▸ Supplied data:
>>>
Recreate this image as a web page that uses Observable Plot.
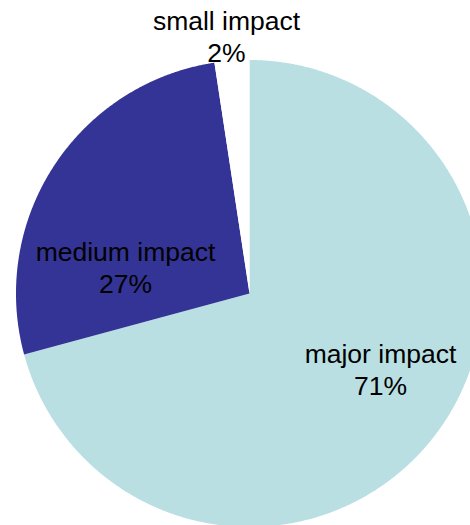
<!DOCTYPE html>
<html><head><meta charset="utf-8">
<script src="https://cdn.jsdelivr.net/npm/d3@7"></script>
<script src="https://cdn.jsdelivr.net/npm/@observablehq/plot@0.6"></script>
<style>html,body{margin:0;padding:0;background:#fff;overflow:hidden} svg{display:block}</style>
</head><body><div id="chart"></div>
<script>
const categories = ["major impact", "medium impact", "small impact"];
const shares = [70.8, 26.8, 2.4];
const shareLabels = ["71%", "27%", "2%"];
const colors = ["#b9dfe3", "#343496", "#ffffff"];
// label placement, in units of the pie radius relative to its centre
const labelDX = [0.561, -0.531, -0.0985];
const labelDY = [-0.322, 0.1156, 1.104];

const W = 470, H = 525, R = 233.5, cx = 249, cy = 293;
const arcs = d3.pie().sort(null).value(d => d)(shares);
const pts = [];
arcs.forEach((a, i) => {
  const k = categories[i];
  pts.push({k, x: 0, y: 0});
  const n = Math.max(2, Math.ceil((a.endAngle - a.startAngle) / 0.004));
  for (let j = 0; j <= n; j++) {
    const t = a.startAngle + (a.endAngle - a.startAngle) * j / n;
    pts.push({k, x: Math.sin(t), y: Math.cos(t)});
  }
  pts.push({k, x: 0, y: 0});
});
const labelData = categories.map((c, i) => ({
  text: c + "\n" + shareLabels[i], x: labelDX[i], y: labelDY[i]
}));

const plot = Plot.plot({
  width: W, height: H, margin: 0,
  style: {fontFamily: "'Liberation Sans', Arial, sans-serif", background: "#fff"},
  x: {domain: [-cx / R, (W - cx) / R], axis: null},
  y: {domain: [-(H - cy) / R, cy / R], axis: null},
  color: {domain: categories, range: colors},
  marks: [
    Plot.line(pts, {x: "x", y: "y", z: "k", fill: "k", stroke: "none", clip: true, curve: "linear"}),
    Plot.text(labelData, {x: "x", y: "y", text: "text", fontSize: 26.5, lineHeight: 1.2, fill: "#000", textAnchor: "middle"})
  ]
});
document.getElementById("chart").append(plot);
</script>
</body></html>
<<<
▸ Work to complete: Look at the listing and set down only the lines from its start through the line with "const labelDY = [-0.322, 0.1156, 1.104];", word for word and without pictures.

▸ Answer below:
Recreate this image as a web page that uses Observable Plot.
<!DOCTYPE html>
<html><head><meta charset="utf-8">
<script src="https://cdn.jsdelivr.net/npm/d3@7"></script>
<script src="https://cdn.jsdelivr.net/npm/@observablehq/plot@0.6"></script>
<style>html,body{margin:0;padding:0;background:#fff;overflow:hidden} svg{display:block}</style>
</head><body><div id="chart"></div>
<script>
const categories = ["major impact", "medium impact", "small impact"];
const shares = [70.8, 26.8, 2.4];
const shareLabels = ["71%", "27%", "2%"];
const colors = ["#b9dfe3", "#343496", "#ffffff"];
// label placement, in units of the pie radius relative to its centre
const labelDX = [0.561, -0.531, -0.0985];
const labelDY = [-0.322, 0.1156, 1.104];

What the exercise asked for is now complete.